PALM BAY, Fla. - More than eight months after Hurricane Irma swept through the Sunshine State, the Palm Bay Estates mobile home community still bears the scars from the storm.
An EF 0 tornado touched down there the morning of Sept. 10, just as the hurricane was in full swing in the Central Florida area. The twister destroyed six mobile homes and damaged many others.
The eye of Hurricane Irma was hundreds of miles away when the outer rain bands spawned a water spout over the Indian River Lagoon that swept onshore with its aim on the 55+ community on Indian River Drive.
Mary King, a resident of Palm Bay Estates, remembers the morning vividly. She evacuated from the mobile home community ahead of the storm and sought shelter somewhere safer.

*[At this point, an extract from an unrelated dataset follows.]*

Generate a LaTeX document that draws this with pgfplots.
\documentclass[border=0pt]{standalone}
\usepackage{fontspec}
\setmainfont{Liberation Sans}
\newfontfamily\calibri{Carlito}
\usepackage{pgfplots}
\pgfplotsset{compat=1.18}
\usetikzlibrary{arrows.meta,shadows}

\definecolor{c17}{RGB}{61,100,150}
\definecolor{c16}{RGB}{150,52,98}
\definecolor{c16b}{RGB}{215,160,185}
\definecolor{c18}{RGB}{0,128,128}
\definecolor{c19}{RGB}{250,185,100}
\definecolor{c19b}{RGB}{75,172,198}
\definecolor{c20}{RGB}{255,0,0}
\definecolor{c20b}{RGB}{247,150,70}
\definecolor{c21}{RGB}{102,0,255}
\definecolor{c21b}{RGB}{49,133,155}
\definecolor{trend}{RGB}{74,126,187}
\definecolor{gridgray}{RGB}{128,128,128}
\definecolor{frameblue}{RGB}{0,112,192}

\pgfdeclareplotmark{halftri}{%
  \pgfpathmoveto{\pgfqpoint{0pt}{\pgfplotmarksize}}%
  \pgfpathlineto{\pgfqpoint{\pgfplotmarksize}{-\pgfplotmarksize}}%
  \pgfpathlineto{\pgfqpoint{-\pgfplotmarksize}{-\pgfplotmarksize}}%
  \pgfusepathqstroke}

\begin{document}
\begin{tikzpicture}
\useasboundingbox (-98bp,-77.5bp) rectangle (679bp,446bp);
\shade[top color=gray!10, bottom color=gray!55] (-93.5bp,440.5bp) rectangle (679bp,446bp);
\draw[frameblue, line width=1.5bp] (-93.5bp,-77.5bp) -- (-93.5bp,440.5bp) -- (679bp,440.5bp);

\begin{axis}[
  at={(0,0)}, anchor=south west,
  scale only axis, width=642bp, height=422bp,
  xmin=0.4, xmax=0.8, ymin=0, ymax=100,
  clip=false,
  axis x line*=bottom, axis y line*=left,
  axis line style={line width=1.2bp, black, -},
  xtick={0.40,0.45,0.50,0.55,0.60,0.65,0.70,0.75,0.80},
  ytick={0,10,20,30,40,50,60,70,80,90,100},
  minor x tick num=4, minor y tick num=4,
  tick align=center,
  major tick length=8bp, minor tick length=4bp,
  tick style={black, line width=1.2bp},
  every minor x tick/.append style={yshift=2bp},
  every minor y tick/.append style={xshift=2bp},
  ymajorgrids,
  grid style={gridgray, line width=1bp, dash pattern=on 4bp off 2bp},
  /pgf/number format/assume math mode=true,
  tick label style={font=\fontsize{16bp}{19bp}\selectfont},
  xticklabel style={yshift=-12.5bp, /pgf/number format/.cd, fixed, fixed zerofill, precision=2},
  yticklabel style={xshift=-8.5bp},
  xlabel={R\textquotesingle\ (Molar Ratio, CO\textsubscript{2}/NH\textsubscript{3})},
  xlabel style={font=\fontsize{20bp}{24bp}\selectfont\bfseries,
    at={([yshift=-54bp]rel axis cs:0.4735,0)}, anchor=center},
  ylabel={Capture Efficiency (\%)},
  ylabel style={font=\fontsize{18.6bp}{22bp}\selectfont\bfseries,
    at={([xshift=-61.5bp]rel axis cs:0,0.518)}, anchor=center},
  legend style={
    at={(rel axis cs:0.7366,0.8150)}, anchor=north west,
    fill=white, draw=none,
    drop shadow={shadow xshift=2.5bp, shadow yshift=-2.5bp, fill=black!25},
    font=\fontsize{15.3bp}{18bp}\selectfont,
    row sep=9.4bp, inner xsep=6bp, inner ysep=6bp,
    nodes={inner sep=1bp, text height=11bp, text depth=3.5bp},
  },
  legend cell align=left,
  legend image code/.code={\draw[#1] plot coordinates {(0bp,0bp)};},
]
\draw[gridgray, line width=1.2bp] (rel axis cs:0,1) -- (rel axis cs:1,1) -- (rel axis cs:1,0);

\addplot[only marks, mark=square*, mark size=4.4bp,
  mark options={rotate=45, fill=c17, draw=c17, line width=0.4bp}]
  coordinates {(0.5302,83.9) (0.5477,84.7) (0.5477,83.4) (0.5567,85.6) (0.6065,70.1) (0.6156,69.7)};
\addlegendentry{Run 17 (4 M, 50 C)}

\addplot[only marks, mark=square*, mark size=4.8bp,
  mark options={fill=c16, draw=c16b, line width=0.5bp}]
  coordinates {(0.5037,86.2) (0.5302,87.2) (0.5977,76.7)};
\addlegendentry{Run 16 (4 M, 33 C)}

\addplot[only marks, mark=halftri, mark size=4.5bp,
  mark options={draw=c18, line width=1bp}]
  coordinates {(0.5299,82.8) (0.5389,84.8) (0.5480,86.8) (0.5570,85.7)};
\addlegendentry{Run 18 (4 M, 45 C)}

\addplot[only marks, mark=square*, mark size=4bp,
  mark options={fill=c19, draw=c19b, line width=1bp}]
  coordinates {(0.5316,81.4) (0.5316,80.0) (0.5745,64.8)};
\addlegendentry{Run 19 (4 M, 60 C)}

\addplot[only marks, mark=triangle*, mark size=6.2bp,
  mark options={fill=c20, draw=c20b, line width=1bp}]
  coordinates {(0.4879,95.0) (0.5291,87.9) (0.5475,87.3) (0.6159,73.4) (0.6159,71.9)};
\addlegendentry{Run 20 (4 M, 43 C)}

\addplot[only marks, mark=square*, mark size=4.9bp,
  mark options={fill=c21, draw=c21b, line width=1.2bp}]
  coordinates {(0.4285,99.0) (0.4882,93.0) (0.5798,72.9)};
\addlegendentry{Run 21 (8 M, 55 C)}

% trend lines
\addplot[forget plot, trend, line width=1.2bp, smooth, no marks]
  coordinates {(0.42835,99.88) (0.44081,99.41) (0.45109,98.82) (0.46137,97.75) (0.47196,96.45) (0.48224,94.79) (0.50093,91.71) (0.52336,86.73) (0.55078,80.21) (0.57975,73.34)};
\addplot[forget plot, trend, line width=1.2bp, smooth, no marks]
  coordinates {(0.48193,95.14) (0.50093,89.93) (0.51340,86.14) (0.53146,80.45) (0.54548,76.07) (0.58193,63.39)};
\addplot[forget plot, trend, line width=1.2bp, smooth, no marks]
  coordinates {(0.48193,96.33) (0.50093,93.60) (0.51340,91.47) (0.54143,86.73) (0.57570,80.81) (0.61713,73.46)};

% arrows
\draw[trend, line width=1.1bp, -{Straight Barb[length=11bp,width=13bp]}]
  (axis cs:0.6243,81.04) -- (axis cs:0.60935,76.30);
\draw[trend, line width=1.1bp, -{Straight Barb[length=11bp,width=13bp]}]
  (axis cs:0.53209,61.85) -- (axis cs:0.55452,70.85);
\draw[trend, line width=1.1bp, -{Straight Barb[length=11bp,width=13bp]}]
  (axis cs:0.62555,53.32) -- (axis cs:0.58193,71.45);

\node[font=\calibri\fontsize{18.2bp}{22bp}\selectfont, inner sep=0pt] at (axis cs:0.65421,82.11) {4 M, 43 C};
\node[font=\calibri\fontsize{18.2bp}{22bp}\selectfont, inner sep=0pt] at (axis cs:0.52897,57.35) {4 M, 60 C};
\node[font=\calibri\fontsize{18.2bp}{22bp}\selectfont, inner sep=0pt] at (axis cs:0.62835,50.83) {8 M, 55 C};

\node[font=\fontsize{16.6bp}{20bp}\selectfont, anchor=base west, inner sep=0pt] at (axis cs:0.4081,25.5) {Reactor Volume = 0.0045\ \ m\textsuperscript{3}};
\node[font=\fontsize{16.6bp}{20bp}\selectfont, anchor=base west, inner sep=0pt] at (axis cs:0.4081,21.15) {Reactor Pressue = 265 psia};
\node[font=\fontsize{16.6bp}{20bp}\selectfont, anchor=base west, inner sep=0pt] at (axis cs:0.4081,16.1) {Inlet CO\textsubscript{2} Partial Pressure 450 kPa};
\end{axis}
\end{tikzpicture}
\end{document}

"The damage was unbelievable," King said.
King watched anxiously as News 6 reports showed crumbled homes, debris littering the streets and first responders assessing the wreckage.
"(A) telephone pole fell on the house. The pole in the back fell on the back of the house," King said.

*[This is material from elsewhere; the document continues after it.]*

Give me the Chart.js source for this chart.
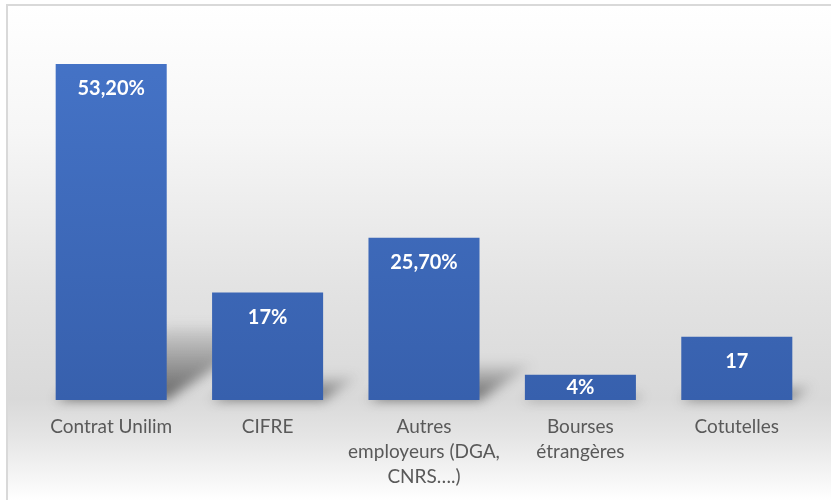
<!DOCTYPE html>
<html>
<head>
<meta charset="utf-8">
<script src="https://cdn.jsdelivr.net/npm/chart.js@4.4.1/dist/chart.umd.min.js"></script>
<style>
    html, body { margin: 0; padding: 0; background: #ffffff; }
    #frame {
        position: absolute; left: 6px; top: 4px; width: 840px; height: 510px;
        border-left: 2px solid #d9d9d9; border-top: 2px solid #d9d9d9;
        background: linear-gradient(to bottom, #ffffff 0%, #f6f6f6 25%, #e3e3e3 55%, #d9d9d9 77%, #e4e4e4 84%, #ffffff 97%);
    }
    #wrap { position: absolute; left: 0; top: 0; width: 831px; height: 500px; }
</style>
</head>
<body>
<div id="frame"></div>
<div id="wrap"><canvas id="chart" width="831" height="500"></canvas></div>
<script>
// Données
const categories = [
    'Contrat Unilim',
    'CIFRE',
    ['Autres', 'employeurs (DGA,', 'CNRS….)'],
    ['Bourses', 'étrangères'],
    'Cotutelles'
];
const values = [53.2, 17, 25.7, 4, 10];
const valueLabels = ['53,20%', '17%', '25,70%', '4%', '17'];

// Ombre en perspective derrière chaque barre
const shadowPlugin = {
    id: 'barShadow',
    beforeDatasetsDraw(chart) {
        const ctx = chart.ctx;
        const meta = chart.getDatasetMeta(0);
        ctx.save();
        ctx.filter = 'blur(6px)';
        meta.data.forEach((bar) => {
            const h = bar.base - bar.y;
            const left = bar.x - bar.width / 2;
            const right = bar.x + bar.width / 2;
            const dx = h * 0.33;
            const dy = h * 0.22;
            const g = ctx.createLinearGradient(0, bar.base, 0, bar.base - dy);
            g.addColorStop(0, 'rgba(60,60,60,0.75)');
            g.addColorStop(1, 'rgba(60,60,60,0.08)');
            ctx.fillStyle = g;
            ctx.beginPath();
            ctx.moveTo(left, bar.base);
            ctx.lineTo(right, bar.base);
            ctx.lineTo(right + dx, bar.base - dy);
            ctx.lineTo(left + dx, bar.base - dy);
            ctx.closePath();
            ctx.fill();
        });
        ctx.restore();
    }
};

// Étiquettes de valeur à l'intérieur des barres
const valueLabelPlugin = {
    id: 'valueLabels',
    afterDatasetsDraw(chart) {
        const ctx = chart.ctx;
        const meta = chart.getDatasetMeta(0);
        ctx.save();
        ctx.fillStyle = '#ffffff';
        ctx.font = 'bold 20px Lato, sans-serif';
        ctx.textAlign = 'center';
        ctx.textBaseline = 'middle';
        meta.data.forEach((bar, i) => {
            const y = Math.min(bar.y + 25, (bar.y + bar.base) / 2);
            ctx.fillText(valueLabels[i], bar.x, y);
        });
        ctx.restore();
    }
};

const ctx = document.getElementById('chart');
new Chart(ctx, {
    type: 'bar',
    data: {
        labels: categories,
        datasets: [{
            data: values,
            backgroundColor: (c) => {
                const area = c.chart.chartArea;
                if (!area) return '#4472c4';
                const g = c.chart.ctx.createLinearGradient(0, area.top, 0, area.bottom);
                g.addColorStop(0, '#4675c9');
                g.addColorStop(1, '#3760ad');
                return g;
            },
            borderWidth: 0,
            categoryPercentage: 1,
            barPercentage: 0.71
        }]
    },
    options: {
        responsive: false,
        animation: false,
        events: [],
        layout: { padding: { left: 33, right: 16, top: 21, bottom: 10 } },
        plugins: {
            legend: { display: false },
            tooltip: { enabled: false }
        },
        scales: {
            y: {
                display: false,
                min: 0,
                max: 60
            },
            x: {
                grid: { display: false, drawTicks: false },
                border: { display: false },
                afterFit(scale) { scale.height = 90; },
                ticks: {
                    color: '#595959',
                    font: { family: 'Lato, sans-serif', size: 19, lineHeight: 1.32 },
                    padding: 14,
                    maxRotation: 0,
                    autoSkip: false
                }
            }
        }
    },
    plugins: [shadowPlugin, valueLabelPlugin]
});
</script>
</body>
</html>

While the damage to King’s home was considerable, she was one of the lucky residents who was still left with a home. William Loveland and his wife weren’t as lucky.
For 16 years, the couple lived in what they called their little piece of paradise, but it was paradise lost when the tornado unleashed its wrath. The couple’s roof was ripped off, leaving their home completely destroyed.

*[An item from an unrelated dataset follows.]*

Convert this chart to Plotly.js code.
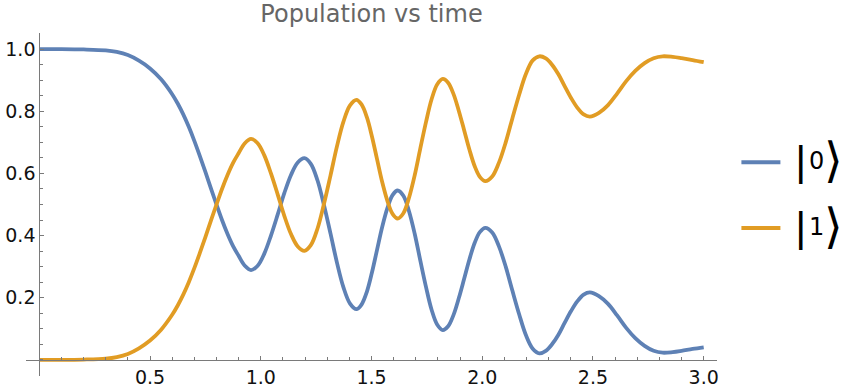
<!DOCTYPE html>
<html>
<head>
<meta charset="utf-8">
<script src="https://cdn.plot.ly/plotly-3.0.1.min.js"></script>
<style>html,body{margin:0;padding:0;background:#fff;}#chart{width:846px;height:392px;}</style>
</head>
<body>
<div id="chart"></div>
<script>
// ---- data ----
const time = [0, 0.1, 0.2, 0.3, 0.35, 0.4, 0.45, 0.5, 0.55, 0.6, 0.625, 0.65, 0.675, 0.7, 0.725, 0.75, 0.775,
  0.8, 0.825, 0.85, 0.875, 0.9, 0.928, 0.956,
  0.986, 1.016, 1.046, 1.077, 1.107, 1.137, 1.167, 1.197,
  1.226, 1.256, 1.285, 1.315, 1.344, 1.373, 1.403, 1.432,
  1.455, 1.479, 1.502, 1.525, 1.548, 1.572, 1.595, 1.618,
  1.644, 1.669, 1.695, 1.72, 1.746, 1.771, 1.797, 1.822,
  1.846, 1.870, 1.894, 1.918, 1.942, 1.966, 1.990, 2.014,
  2.045, 2.075, 2.106, 2.136, 2.167, 2.197, 2.228, 2.258,
  2.287, 2.315, 2.344, 2.372, 2.401, 2.429, 2.458, 2.486,
  2.527, 2.568, 2.609, 2.65, 2.691, 2.733, 2.774, 2.815,
  2.86, 2.9, 2.95, 3.0];
const pop0 = [1.0, 1.0, 0.999, 0.996, 0.991, 0.981, 0.963, 0.938, 0.903, 0.855, 0.825, 0.79, 0.75, 0.705, 0.656, 0.605, 0.552,
  0.5, 0.45, 0.405, 0.366, 0.335, 0.303, 0.289,
  0.303, 0.342, 0.400, 0.469, 0.538, 0.596, 0.635, 0.649,
  0.631, 0.578, 0.499, 0.406, 0.313, 0.234, 0.181, 0.163,
  0.178, 0.219, 0.281, 0.354, 0.427, 0.489, 0.530, 0.545,
  0.528, 0.479, 0.406, 0.321, 0.235, 0.162, 0.113, 0.096,
  0.108, 0.144, 0.198, 0.260, 0.323, 0.377, 0.412, 0.425,
  0.410, 0.366, 0.300, 0.223, 0.146, 0.080, 0.036, 0.021,
  0.029, 0.050, 0.081, 0.119, 0.157, 0.188, 0.210, 0.217,
  0.205, 0.180, 0.143, 0.103, 0.070, 0.045, 0.029, 0.023,
  0.025, 0.029, 0.035, 0.040];
const pop1 = [0.0, 0.0, 0.001, 0.004, 0.009, 0.019, 0.037, 0.062, 0.097, 0.145, 0.175, 0.21, 0.25, 0.295, 0.344, 0.395, 0.448,
  0.5, 0.55, 0.595, 0.634, 0.665, 0.697, 0.711,
  0.697, 0.658, 0.600, 0.531, 0.462, 0.404, 0.365, 0.351,
  0.369, 0.422, 0.501, 0.594, 0.687, 0.766, 0.819, 0.837,
  0.822, 0.781, 0.719, 0.646, 0.573, 0.511, 0.470, 0.455,
  0.472, 0.521, 0.594, 0.679, 0.765, 0.838, 0.887, 0.904,
  0.892, 0.856, 0.802, 0.740, 0.677, 0.623, 0.588, 0.575,
  0.590, 0.634, 0.700, 0.777, 0.854, 0.920, 0.964, 0.977,
  0.970, 0.950, 0.919, 0.881, 0.843, 0.812, 0.790, 0.783,
  0.795, 0.820, 0.857, 0.897, 0.930, 0.955, 0.971, 0.977,
  0.975, 0.971, 0.965, 0.958];
const seriesNames = ['0', '1'];
const xTicks = [0.5, 1.0, 1.5, 2.0, 2.5, 3.0];
const xTickText = ['0.5', '1.0', '1.5', '2.0', '2.5', '3.0'];
const yTicks = [0.2, 0.4, 0.6, 0.8, 1.0];
const yTickText = ['0.2', '0.4', '0.6', '0.8', '1.0'];
const titleText = 'Population vs time';

// ---- layout geometry ----
const L = 25.7, R = 716.6, T = 33, B = 376;
const xRange = [-0.06, 3.06], yRange = [-0.052, 1.052];
const colors = ['#5E81B5', '#E19C24'];
const axisColor = '#7a7a7a';
const px2x = p => (p - L) / (R - L);
const px2y = p => (B - p) / (B - T);

const traces = [pop0, pop1].map((v, i) => ({
  x: time, y: v, type: 'scatter', mode: 'lines',
  line: {color: colors[i], width: 3.8, shape: 'spline', smoothing: 1},
  name: seriesNames[i], showlegend: false, hoverinfo: 'skip'
}));

const legendY = [162.3, 228];
const shapes = [];
const annotations = [];
seriesNames.forEach((nm, i) => {
  shapes.push({type: 'line', xref: 'paper', yref: 'paper',
    x0: px2x(741), x1: px2x(780), y0: px2y(legendY[i]), y1: px2y(legendY[i]),
    line: {color: colors[i], width: 4}});
  annotations.push({xref: 'paper', yref: 'paper', x: px2x(800), y: px2y(legendY[i] - 1),
    text: '|', showarrow: false, xanchor: 'center', yanchor: 'middle',
    font: {family: 'Roboto', size: 47, color: '#000'}});
  annotations.push({xref: 'paper', yref: 'paper', x: px2x(816.5), y: px2y(legendY[i] - 1),
    text: nm, showarrow: false, xanchor: 'center', yanchor: 'middle',
    font: {family: 'DejaVu Sans', size: 24, color: '#000'}});
  annotations.push({xref: 'paper', yref: 'paper', x: px2x(833.5), y: px2y(legendY[i] - 2),
    text: '\u27E9', showarrow: false, xanchor: 'center', yanchor: 'middle',
    font: {family: 'DejaVu Sans', size: 48, color: '#000'}});
});

const tickFont = {family: 'DejaVu Sans', size: 19, color: '#111'};
const layout = {
  width: 846, height: 392,
  margin: {l: L, r: 846 - R, t: T, b: 392 - B, pad: 0},
  paper_bgcolor: '#fff', plot_bgcolor: '#fff',
  title: {text: titleText, font: {family: 'DejaVu Sans', size: 24, color: '#666'},
    x: 0.5, xref: 'paper', xanchor: 'center', y: 0.986, yref: 'container', yanchor: 'top'},
  xaxis: {range: xRange, anchor: 'free', position: px2y(359.8), showgrid: false, zeroline: false,
    showline: true, linecolor: axisColor, linewidth: 1,
    tickmode: 'array', tickvals: xTicks, ticktext: xTickText, ticks: 'inside', ticklen: 4,
    tickcolor: axisColor, tickwidth: 1, tickfont: tickFont,
    minor: {tickmode: 'linear', tick0: 0, dtick: 0.1, ticks: 'inside', ticklen: 2.5, tickcolor: axisColor, tickwidth: 1, showgrid: false},
    automargin: false, fixedrange: true},
  yaxis: {range: yRange, anchor: 'free', position: px2x(39), showgrid: false, zeroline: false,
    showline: true, linecolor: axisColor, linewidth: 1,
    tickmode: 'array', tickvals: yTicks, ticktext: yTickText, ticks: 'inside', ticklen: 4,
    tickcolor: axisColor, tickwidth: 1, tickfont: tickFont,
    minor: {tickmode: 'linear', tick0: 0, dtick: 0.05, ticks: 'inside', ticklen: 2.5, tickcolor: axisColor, tickwidth: 1, showgrid: false},
    automargin: false, fixedrange: true},
  shapes: shapes,
  annotations: annotations,
  showlegend: false
};

Plotly.newPlot('chart', traces, layout, {displayModeBar: false, staticPlot: true});
</script>
</body>
</html>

"My heart's right there in that lot and all of our memories,” Loveland said, pointing at the blank space where his home once stood.
Although only memories remain, Loveland said he’s thankful that nearly everyone along his street evacuated before the storm, meaning no one was injured.
"All it takes is one little tornado to completely wipe out a family," Loveland said.
Since September, some residents have left the Palm Bay Estates, but others, including Loveland, decided to stay. He said generous neighbors helped him until he could find a new home just a few doors away from his old one.
“When you've got people like that and you got a community like that, you want to stay," Loveland said.
As many people are making hurricane preparations this year, Loveland hopes his story will serve as a life-saving reminder.
Neighbors said the damage definitely demonstrates the need to take evacuation orders seriously. As the 2018 hurricane season begins, Palm Bay Estates residents said they’ll keep in mind the lessons they learned from last year and will turn to each other if another storm hits.
"If anybody wants to stay in a mobile home -- just to get out. I don't think it's worth it. Your life is not worth it," Loveland said.